### Data
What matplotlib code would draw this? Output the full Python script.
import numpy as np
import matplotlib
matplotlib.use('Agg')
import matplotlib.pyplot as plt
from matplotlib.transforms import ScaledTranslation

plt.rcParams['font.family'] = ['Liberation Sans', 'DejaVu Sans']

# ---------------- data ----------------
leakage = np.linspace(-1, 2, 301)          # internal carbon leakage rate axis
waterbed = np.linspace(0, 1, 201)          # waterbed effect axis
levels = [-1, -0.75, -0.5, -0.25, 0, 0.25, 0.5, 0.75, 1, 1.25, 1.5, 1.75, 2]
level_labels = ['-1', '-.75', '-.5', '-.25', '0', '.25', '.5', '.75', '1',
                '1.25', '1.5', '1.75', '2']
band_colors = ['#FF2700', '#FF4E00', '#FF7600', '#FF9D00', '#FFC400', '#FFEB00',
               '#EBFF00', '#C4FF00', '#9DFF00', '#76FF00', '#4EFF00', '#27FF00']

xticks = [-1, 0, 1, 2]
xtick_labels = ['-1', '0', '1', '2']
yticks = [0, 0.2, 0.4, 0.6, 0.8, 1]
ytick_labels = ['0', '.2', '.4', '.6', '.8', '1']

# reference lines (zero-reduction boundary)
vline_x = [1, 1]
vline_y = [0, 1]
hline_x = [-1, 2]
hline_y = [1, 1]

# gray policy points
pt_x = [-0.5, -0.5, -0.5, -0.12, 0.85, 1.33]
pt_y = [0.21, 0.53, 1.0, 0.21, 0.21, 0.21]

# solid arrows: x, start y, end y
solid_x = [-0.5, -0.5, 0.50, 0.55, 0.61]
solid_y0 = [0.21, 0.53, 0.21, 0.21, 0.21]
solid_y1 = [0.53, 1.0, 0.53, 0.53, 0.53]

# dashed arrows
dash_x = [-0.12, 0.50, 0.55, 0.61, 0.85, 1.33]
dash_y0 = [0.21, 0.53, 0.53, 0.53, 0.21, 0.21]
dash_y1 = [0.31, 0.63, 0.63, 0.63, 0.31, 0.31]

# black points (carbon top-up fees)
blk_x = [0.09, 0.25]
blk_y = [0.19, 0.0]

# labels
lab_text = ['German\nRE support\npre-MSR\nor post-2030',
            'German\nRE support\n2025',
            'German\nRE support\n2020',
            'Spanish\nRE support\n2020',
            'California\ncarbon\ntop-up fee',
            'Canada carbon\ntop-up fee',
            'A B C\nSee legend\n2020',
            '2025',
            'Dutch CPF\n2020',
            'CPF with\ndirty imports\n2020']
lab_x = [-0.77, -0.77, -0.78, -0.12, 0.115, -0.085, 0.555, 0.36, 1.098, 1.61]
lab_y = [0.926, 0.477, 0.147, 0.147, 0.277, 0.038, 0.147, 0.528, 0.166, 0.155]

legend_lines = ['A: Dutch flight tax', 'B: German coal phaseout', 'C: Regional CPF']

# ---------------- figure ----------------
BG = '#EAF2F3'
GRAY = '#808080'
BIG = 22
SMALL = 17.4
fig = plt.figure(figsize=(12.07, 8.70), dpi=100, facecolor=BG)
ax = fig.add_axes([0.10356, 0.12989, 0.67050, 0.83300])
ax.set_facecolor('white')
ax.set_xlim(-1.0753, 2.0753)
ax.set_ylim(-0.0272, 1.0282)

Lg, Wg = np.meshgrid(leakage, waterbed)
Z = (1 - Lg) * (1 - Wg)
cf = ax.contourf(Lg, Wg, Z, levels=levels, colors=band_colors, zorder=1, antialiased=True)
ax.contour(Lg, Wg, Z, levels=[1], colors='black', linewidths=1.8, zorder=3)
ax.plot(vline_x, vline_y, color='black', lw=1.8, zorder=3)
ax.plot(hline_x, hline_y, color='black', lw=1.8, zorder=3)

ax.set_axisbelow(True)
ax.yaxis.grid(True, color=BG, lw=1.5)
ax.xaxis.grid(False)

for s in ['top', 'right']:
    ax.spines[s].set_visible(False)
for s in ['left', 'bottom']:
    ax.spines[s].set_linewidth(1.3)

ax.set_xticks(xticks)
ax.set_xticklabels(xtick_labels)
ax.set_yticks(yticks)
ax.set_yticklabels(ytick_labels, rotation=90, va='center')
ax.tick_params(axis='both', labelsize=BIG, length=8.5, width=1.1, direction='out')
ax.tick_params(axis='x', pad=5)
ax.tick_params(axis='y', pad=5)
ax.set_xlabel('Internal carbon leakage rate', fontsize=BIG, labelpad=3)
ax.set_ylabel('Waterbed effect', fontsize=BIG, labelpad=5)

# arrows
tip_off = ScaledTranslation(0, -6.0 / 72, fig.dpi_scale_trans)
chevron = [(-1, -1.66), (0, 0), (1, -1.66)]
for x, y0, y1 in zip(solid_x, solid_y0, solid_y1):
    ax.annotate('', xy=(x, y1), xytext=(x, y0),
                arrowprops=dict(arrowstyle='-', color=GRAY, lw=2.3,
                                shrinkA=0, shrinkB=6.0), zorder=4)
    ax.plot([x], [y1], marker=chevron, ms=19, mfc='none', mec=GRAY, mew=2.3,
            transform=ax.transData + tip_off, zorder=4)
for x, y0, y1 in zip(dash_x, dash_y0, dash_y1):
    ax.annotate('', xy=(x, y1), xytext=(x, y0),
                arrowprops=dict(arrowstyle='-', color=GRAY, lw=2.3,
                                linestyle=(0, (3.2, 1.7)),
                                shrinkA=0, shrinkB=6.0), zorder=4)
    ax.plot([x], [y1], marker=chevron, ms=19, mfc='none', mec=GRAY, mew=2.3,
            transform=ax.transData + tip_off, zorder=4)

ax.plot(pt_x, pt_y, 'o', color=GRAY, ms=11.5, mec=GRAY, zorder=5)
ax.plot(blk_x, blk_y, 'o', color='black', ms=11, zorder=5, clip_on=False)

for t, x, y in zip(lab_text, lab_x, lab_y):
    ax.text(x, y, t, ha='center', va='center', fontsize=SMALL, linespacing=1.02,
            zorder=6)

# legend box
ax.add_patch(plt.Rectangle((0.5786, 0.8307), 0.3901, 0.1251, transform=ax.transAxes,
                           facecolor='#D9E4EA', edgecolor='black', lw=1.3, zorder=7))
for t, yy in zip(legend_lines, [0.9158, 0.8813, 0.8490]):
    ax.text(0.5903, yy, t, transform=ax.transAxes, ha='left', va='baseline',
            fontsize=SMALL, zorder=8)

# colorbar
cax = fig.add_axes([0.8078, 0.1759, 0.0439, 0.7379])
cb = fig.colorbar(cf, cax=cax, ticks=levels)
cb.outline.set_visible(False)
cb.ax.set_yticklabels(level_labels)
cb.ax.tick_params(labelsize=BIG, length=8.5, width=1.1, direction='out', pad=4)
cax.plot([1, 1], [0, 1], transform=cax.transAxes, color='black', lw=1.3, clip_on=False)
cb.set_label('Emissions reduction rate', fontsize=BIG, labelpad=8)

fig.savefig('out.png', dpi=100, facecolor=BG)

### Requirement
Extract, word for word, each line of the listing above.

### Answer to this problem
What matplotlib code would draw this? Output the full Python script.
import numpy as np
import matplotlib
matplotlib.use('Agg')
import matplotlib.pyplot as plt
from matplotlib.transforms import ScaledTranslation

plt.rcParams['font.family'] = ['Liberation Sans', 'DejaVu Sans']

# ---------------- data ----------------
leakage = np.linspace(-1, 2, 301)          # internal carbon leakage rate axis
waterbed = np.linspace(0, 1, 201)          # waterbed effect axis
levels = [-1, -0.75, -0.5, -0.25, 0, 0.25, 0.5, 0.75, 1, 1.25, 1.5, 1.75, 2]
level_labels = ['-1', '-.75', '-.5', '-.25', '0', '.25', '.5', '.75', '1',
                '1.25', '1.5', '1.75', '2']
band_colors = ['#FF2700', '#FF4E00', '#FF7600', '#FF9D00', '#FFC400', '#FFEB00',
               '#EBFF00', '#C4FF00', '#9DFF00', '#76FF00', '#4EFF00', '#27FF00']

xticks = [-1, 0, 1, 2]
xtick_labels = ['-1', '0', '1', '2']
yticks = [0, 0.2, 0.4, 0.6, 0.8, 1]
ytick_labels = ['0', '.2', '.4', '.6', '.8', '1']

# reference lines (zero-reduction boundary)
vline_x = [1, 1]
vline_y = [0, 1]
hline_x = [-1, 2]
hline_y = [1, 1]

# gray policy points
pt_x = [-0.5, -0.5, -0.5, -0.12, 0.85, 1.33]
pt_y = [0.21, 0.53, 1.0, 0.21, 0.21, 0.21]

# solid arrows: x, start y, end y
solid_x = [-0.5, -0.5, 0.50, 0.55, 0.61]
solid_y0 = [0.21, 0.53, 0.21, 0.21, 0.21]
solid_y1 = [0.53, 1.0, 0.53, 0.53, 0.53]

# dashed arrows
dash_x = [-0.12, 0.50, 0.55, 0.61, 0.85, 1.33]
dash_y0 = [0.21, 0.53, 0.53, 0.53, 0.21, 0.21]
dash_y1 = [0.31, 0.63, 0.63, 0.63, 0.31, 0.31]

# black points (carbon top-up fees)
blk_x = [0.09, 0.25]
blk_y = [0.19, 0.0]

# labels
lab_text = ['German\nRE support\npre-MSR\nor post-2030',
            'German\nRE support\n2025',
            'German\nRE support\n2020',
            'Spanish\nRE support\n2020',
            'California\ncarbon\ntop-up fee',
            'Canada carbon\ntop-up fee',
            'A B C\nSee legend\n2020',
            '2025',
            'Dutch CPF\n2020',
            'CPF with\ndirty imports\n2020']
lab_x = [-0.77, -0.77, -0.78, -0.12, 0.115, -0.085, 0.555, 0.36, 1.098, 1.61]
lab_y = [0.926, 0.477, 0.147, 0.147, 0.277, 0.038, 0.147, 0.528, 0.166, 0.155]

legend_lines = ['A: Dutch flight tax', 'B: German coal phaseout', 'C: Regional CPF']

# ---------------- figure ----------------
BG = '#EAF2F3'
GRAY = '#808080'
BIG = 22
SMALL = 17.4
fig = plt.figure(figsize=(12.07, 8.70), dpi=100, facecolor=BG)
ax = fig.add_axes([0.10356, 0.12989, 0.67050, 0.83300])
ax.set_facecolor('white')
ax.set_xlim(-1.0753, 2.0753)
ax.set_ylim(-0.0272, 1.0282)

Lg, Wg = np.meshgrid(leakage, waterbed)
Z = (1 - Lg) * (1 - Wg)
cf = ax.contourf(Lg, Wg, Z, levels=levels, colors=band_colors, zorder=1, antialiased=True)
ax.contour(Lg, Wg, Z, levels=[1], colors='black', linewidths=1.8, zorder=3)
ax.plot(vline_x, vline_y, color='black', lw=1.8, zorder=3)
ax.plot(hline_x, hline_y, color='black', lw=1.8, zorder=3)

ax.set_axisbelow(True)
ax.yaxis.grid(True, color=BG, lw=1.5)
ax.xaxis.grid(False)

for s in ['top', 'right']:
    ax.spines[s].set_visible(False)
for s in ['left', 'bottom']:
    ax.spines[s].set_linewidth(1.3)

ax.set_xticks(xticks)
ax.set_xticklabels(xtick_labels)
ax.set_yticks(yticks)
ax.set_yticklabels(ytick_labels, rotation=90, va='center')
ax.tick_params(axis='both', labelsize=BIG, length=8.5, width=1.1, direction='out')
ax.tick_params(axis='x', pad=5)
ax.tick_params(axis='y', pad=5)
ax.set_xlabel('Internal carbon leakage rate', fontsize=BIG, labelpad=3)
ax.set_ylabel('Waterbed effect', fontsize=BIG, labelpad=5)

# arrows
tip_off = ScaledTranslation(0, -6.0 / 72, fig.dpi_scale_trans)
chevron = [(-1, -1.66), (0, 0), (1, -1.66)]
for x, y0, y1 in zip(solid_x, solid_y0, solid_y1):
    ax.annotate('', xy=(x, y1), xytext=(x, y0),
                arrowprops=dict(arrowstyle='-', color=GRAY, lw=2.3,
                                shrinkA=0, shrinkB=6.0), zorder=4)
    ax.plot([x], [y1], marker=chevron, ms=19, mfc='none', mec=GRAY, mew=2.3,
            transform=ax.transData + tip_off, zorder=4)
for x, y0, y1 in zip(dash_x, dash_y0, dash_y1):
    ax.annotate('', xy=(x, y1), xytext=(x, y0),
                arrowprops=dict(arrowstyle='-', color=GRAY, lw=2.3,
                                linestyle=(0, (3.2, 1.7)),
                                shrinkA=0, shrinkB=6.0), zorder=4)
    ax.plot([x], [y1], marker=chevron, ms=19, mfc='none', mec=GRAY, mew=2.3,
            transform=ax.transData + tip_off, zorder=4)

ax.plot(pt_x, pt_y, 'o', color=GRAY, ms=11.5, mec=GRAY, zorder=5)
ax.plot(blk_x, blk_y, 'o', color='black', ms=11, zorder=5, clip_on=False)

for t, x, y in zip(lab_text, lab_x, lab_y):
    ax.text(x, y, t, ha='center', va='center', fontsize=SMALL, linespacing=1.02,
            zorder=6)

# legend box
ax.add_patch(plt.Rectangle((0.5786, 0.8307), 0.3901, 0.1251, transform=ax.transAxes,
                           facecolor='#D9E4EA', edgecolor='black', lw=1.3, zorder=7))
for t, yy in zip(legend_lines, [0.9158, 0.8813, 0.8490]):
    ax.text(0.5903, yy, t, transform=ax.transAxes, ha='left', va='baseline',
            fontsize=SMALL, zorder=8)

# colorbar
cax = fig.add_axes([0.8078, 0.1759, 0.0439, 0.7379])
cb = fig.colorbar(cf, cax=cax, ticks=levels)
cb.outline.set_visible(False)
cb.ax.set_yticklabels(level_labels)
cb.ax.tick_params(labelsize=BIG, length=8.5, width=1.1, direction='out', pad=4)
cax.plot([1, 1], [0, 1], transform=cax.transAxes, color='black', lw=1.3, clip_on=False)
cb.set_label('Emissions reduction rate', fontsize=BIG, labelpad=8)

fig.savefig('out.png', dpi=100, facecolor=BG)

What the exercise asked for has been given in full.